The second investigation, being performed by British media regulator Ofcom, is a far more direct threat to the corporate wellbeing of BSkyB, as it endangers the satellite broadcaster's license to broadcast. BskyB, the dominant pay-television provider in the UK, is where the real money is within the English wing of the Murdoch empire, with over $7 billion in annual sales. Simply walking away from the company, as was done with NotW, is not an option.
But as part of its duties, Ofcom has to ensure that all entities licensed to broadcast within Britain are "fit and proper" to hold the licenses.

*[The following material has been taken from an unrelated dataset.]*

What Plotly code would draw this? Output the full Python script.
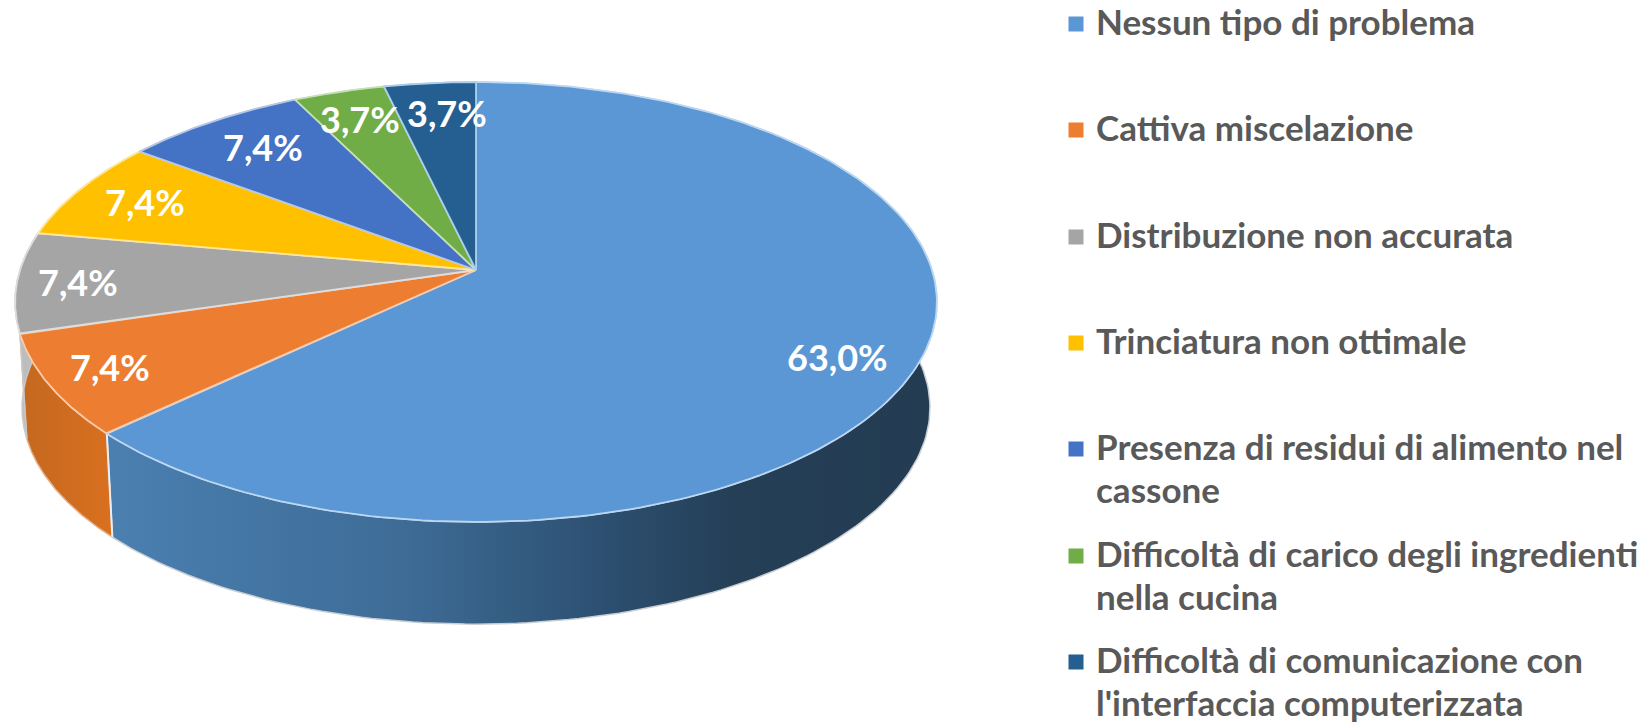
import numpy as np
import plotly.graph_objects as go

# dati della torta
categorie = ["Nessun tipo di problema", "Cattiva miscelazione", "Distribuzione non accurata",
             "Trinciatura non ottimale", "Presenza di residui di alimento nel<br>cassone",
             "Difficoltà di carico degli ingredienti<br>nella cucina",
             "Difficoltà di comunicazione con<br>l'interfaccia computerizzata"]
valori = [63.0, 7.4, 7.4, 7.4, 7.4, 3.7, 3.7]
colori = ["#5B97D5", "#ED7D31", "#A5A5A5", "#FFC000", "#4472C4", "#70AD47", "#255E91"]
colori_bordo = ["#BBD7F2", "#F8CBAD", "#DDDDDD", "#FFE699", "#B4C7E7", "#C5E0B4", "#A9CDEB"]
colori_lato = [
    [[0, "#4A7FB0"], [0.35, "#3E6C97"], [0.6, "#2C4F70"], [0.75, "#253F57"], [1, "#233C52"]],
    [[0, "#C4681F"], [1, "#D9701F"]],
    [[0, "#BDBDBD"], [1, "#BDBDBD"]],
    [[0, "#BF9000"], [1, "#BF9000"]],
    [[0, "#335593"], [1, "#335593"]],
    [[0, "#548235"], [1, "#548235"]],
    [[0, "#1C466D"], [1, "#1C466D"]],
]

# posizione delle etichette e della legenda (pixel)
etichette_x = [837, 110, 78, 145, 263, 360, 447]
etichette_y = [357, 367, 282, 202, 147, 119, 113]
legenda_y = [24, 130, 237, 343, 449, 556, 662]
interlinea = 43

# geometria della torta in prospettiva
cx, cy = 476, 270
a, b, k = 456, 215.3, 0.1455
scala_base, cy_base = 0.985, 376


def bordo(t, s=1.0, y0=cy):
    den = 1 + k * np.cos(t)
    return cx + s * a * np.sin(t) / den, y0 - s * b * np.cos(t) / den


quote = np.cumsum([0] + valori) / sum(valori) * 2 * np.pi
fig = go.Figure()

# lati della torta
for i in range(len(valori)):
    t = np.linspace(quote[i], quote[i + 1], 200)
    x1, y1 = bordo(t)
    x2, y2 = bordo(t[::-1], scala_base, cy_base)
    fig.add_trace(go.Scatter(
        x=np.r_[x1, x2, x1[0]], y=np.r_[y1, y2, y1[0]], mode="lines", fill="toself",
        line=dict(color="#C9CED4" if i == 0 else "#E3B08C" if i == 1 else "#C8C8C8", width=1.5),
        fillgradient=dict(type="horizontal", colorscale=colori_lato[i],
                          start=float(min(x1.min(), x2.min())) if i else 115, stop=float(max(x1.max(), x2.max()))),
        hoverinfo="skip", showlegend=False))

# spigolo tra i due lati visibili
t_spigolo = np.array([quote[1]])
xs1, ys1 = bordo(t_spigolo)
xs2, ys2 = bordo(t_spigolo, scala_base, cy_base)
fig.add_trace(go.Scatter(x=[xs1[0], xs2[0]], y=[ys1[0], ys2[0]], mode="lines",
                         line=dict(color="#E8EEF4", width=2), hoverinfo="skip", showlegend=False))

# faccia superiore
for i, nome in enumerate(categorie):
    t = np.linspace(quote[i], quote[i + 1], 200)
    x1, y1 = bordo(t)
    fig.add_trace(go.Scatter(
        x=np.r_[cx, x1, cx], y=np.r_[cy, y1, cy], mode="lines", fill="toself",
        fillcolor=colori[i], line=dict(color=colori_bordo[i], width=1.8),
        name=nome.replace("<br>", " "), hovertemplate="%{fullData.name}: " + f"{valori[i]:.1f}%<extra></extra>",
        showlegend=False))

# quadratini della legenda
fig.add_trace(go.Scatter(x=[1076] * len(categorie), y=legenda_y, mode="markers",
                         marker=dict(symbol="square", size=15, color=colori, line=dict(width=0)),
                         hoverinfo="skip", showlegend=False))

for i, v in enumerate(valori):
    fig.add_annotation(x=etichette_x[i], y=etichette_y[i], text=f"{v:.1f}%".replace(".", ","),
                       showarrow=False, font=dict(family="Lato", size=36, color="white", weight="bold"))

for nome, y in zip(categorie, legenda_y):
    for j, riga in enumerate(nome.split("<br>")):
        fig.add_annotation(x=1094, y=y - 3 + j * interlinea, text=riga, xanchor="left", showarrow=False,
                           font=dict(family="Lato", size=35, color="#595959", weight="bold"))

fig.update_xaxes(range=[0, 1651], visible=False, fixedrange=True)
fig.update_yaxes(range=[722, 0], visible=False, fixedrange=True)
fig.update_layout(width=1651, height=722, margin=dict(l=0, r=0, t=0, b=0),
                  paper_bgcolor="white", plot_bgcolor="white")

fig.write_html("out.html", config={"displayModeBar": False},
               post_script="document.body.style.margin='0';document.body.style.overflow='hidden';")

What this phrase means precisely is subject to debate; in a post to its website in October 2011, international law firm Ashurst writes that "Ofcom has not published substantive formal guidance on the precise interpretation of this 'fit and proper' test, and legal precedent on the application of the 'fit and proper' test in the broadcasting context is scarce." But Ashurst adds that Ofcom has noted that it would consider "any relevant misconduct of those who manage and control the licence" in determining whether the licensee is "fit and proper."

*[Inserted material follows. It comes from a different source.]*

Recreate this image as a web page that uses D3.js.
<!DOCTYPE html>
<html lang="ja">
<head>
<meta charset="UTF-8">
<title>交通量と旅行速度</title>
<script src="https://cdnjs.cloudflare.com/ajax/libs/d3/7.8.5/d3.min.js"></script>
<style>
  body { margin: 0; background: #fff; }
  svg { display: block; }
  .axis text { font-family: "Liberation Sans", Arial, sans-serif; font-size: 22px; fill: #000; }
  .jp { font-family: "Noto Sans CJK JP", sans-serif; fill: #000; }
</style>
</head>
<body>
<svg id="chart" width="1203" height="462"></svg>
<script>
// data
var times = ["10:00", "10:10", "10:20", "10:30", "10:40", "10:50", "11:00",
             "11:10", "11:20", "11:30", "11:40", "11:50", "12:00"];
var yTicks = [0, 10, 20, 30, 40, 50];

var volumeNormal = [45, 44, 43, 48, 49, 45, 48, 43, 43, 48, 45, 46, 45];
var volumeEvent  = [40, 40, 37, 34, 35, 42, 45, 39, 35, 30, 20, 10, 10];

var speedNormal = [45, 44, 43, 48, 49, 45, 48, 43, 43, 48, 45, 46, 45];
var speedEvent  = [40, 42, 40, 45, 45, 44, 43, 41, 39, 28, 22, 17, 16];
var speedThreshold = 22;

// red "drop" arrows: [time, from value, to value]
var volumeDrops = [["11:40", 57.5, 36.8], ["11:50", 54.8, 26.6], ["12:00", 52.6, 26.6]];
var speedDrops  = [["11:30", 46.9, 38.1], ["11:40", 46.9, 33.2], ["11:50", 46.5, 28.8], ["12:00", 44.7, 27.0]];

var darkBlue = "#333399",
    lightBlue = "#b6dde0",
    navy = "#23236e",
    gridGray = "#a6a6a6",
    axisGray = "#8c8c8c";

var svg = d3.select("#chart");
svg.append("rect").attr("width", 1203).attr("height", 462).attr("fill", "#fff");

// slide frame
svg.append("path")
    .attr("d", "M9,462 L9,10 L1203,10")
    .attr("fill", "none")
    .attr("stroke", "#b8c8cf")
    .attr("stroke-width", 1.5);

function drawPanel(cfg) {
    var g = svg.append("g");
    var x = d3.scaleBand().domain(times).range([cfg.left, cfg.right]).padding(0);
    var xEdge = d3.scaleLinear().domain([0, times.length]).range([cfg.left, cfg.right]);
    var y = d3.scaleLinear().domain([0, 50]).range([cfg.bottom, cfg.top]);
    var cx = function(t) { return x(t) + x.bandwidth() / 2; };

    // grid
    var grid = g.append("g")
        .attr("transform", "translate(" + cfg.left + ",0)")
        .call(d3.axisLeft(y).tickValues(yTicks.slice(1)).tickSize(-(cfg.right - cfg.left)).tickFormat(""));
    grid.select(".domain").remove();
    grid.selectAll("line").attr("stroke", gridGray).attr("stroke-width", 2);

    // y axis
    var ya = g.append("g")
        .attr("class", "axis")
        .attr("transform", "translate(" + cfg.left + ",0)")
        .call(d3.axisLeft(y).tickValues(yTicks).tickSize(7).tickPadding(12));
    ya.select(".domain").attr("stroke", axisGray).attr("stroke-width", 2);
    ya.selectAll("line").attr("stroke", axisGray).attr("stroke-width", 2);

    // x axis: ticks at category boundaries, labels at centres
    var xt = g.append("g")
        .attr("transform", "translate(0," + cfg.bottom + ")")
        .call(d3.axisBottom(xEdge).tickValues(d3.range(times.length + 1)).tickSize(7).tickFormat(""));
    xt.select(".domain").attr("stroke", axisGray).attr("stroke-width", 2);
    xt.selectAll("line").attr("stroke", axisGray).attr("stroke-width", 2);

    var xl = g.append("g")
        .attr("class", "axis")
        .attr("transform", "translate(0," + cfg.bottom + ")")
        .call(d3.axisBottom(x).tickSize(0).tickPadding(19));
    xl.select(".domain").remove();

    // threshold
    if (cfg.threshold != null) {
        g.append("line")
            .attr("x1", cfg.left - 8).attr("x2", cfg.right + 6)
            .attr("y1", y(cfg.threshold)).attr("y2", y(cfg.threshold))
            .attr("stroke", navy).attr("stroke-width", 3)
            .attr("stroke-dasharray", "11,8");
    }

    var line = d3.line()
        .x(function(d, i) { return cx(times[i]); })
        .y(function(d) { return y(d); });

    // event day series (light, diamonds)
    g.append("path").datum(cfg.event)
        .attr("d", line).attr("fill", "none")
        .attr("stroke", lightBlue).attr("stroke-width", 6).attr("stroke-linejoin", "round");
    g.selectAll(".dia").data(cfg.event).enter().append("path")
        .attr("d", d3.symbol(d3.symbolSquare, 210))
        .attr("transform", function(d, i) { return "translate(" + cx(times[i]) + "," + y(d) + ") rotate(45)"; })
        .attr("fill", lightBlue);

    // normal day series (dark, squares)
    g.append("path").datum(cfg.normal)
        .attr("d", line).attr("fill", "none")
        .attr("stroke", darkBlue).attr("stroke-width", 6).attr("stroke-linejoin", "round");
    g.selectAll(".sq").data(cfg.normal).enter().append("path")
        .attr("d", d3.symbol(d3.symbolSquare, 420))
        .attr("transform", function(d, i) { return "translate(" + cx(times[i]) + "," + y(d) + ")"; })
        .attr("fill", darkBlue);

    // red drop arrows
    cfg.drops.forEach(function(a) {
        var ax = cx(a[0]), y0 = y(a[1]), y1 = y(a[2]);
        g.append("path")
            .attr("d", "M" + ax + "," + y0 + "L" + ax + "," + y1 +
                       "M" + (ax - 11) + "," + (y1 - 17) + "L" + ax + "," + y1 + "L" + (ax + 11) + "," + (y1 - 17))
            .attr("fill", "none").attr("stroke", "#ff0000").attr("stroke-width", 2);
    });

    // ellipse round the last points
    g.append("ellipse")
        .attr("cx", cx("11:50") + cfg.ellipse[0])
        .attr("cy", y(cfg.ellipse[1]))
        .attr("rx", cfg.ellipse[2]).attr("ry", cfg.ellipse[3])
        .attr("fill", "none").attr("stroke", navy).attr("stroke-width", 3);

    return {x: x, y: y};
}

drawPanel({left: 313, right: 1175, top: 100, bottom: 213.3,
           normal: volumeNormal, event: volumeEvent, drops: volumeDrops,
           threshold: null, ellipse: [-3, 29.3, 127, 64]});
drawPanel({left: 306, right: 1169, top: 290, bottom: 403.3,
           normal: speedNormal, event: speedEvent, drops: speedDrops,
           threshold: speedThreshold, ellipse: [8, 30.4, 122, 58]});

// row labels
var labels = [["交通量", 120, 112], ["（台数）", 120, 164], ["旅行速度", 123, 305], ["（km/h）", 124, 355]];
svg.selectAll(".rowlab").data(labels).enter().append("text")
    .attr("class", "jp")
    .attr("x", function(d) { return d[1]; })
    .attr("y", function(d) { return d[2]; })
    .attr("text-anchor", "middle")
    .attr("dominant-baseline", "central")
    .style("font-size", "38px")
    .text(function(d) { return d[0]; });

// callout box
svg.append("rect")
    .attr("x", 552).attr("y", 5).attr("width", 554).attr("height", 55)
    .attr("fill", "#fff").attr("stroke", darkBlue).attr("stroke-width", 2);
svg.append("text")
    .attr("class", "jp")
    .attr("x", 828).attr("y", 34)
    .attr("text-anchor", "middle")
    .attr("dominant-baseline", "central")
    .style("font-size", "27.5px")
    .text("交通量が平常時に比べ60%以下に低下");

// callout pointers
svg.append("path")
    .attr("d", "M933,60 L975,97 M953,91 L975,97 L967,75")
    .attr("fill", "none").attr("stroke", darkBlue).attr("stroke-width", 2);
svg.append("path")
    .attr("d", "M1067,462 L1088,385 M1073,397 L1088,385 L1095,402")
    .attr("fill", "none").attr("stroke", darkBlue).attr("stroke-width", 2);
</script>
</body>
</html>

Ofcom indicated that it was considering any misconduct that occurred under Murdoch's leadership of the family's newspaper business as a factor in determining whether he and BSkyB were "fit and proper." With Ofcom deciding in January to ramp up its investigation into Murdoch according to a Financial Times report, BSkyB saw the specter of having its broadcasting license in Britain withdrawn – a potentially devastating event for the broadcaster and its chairman.
With the ongoing investigations and the decreasing popularity of the Murdochs among BSkyB shareholders, the younger Murdoch ran the risk of a revolt among the board of directors, particularly as it is set to change soon.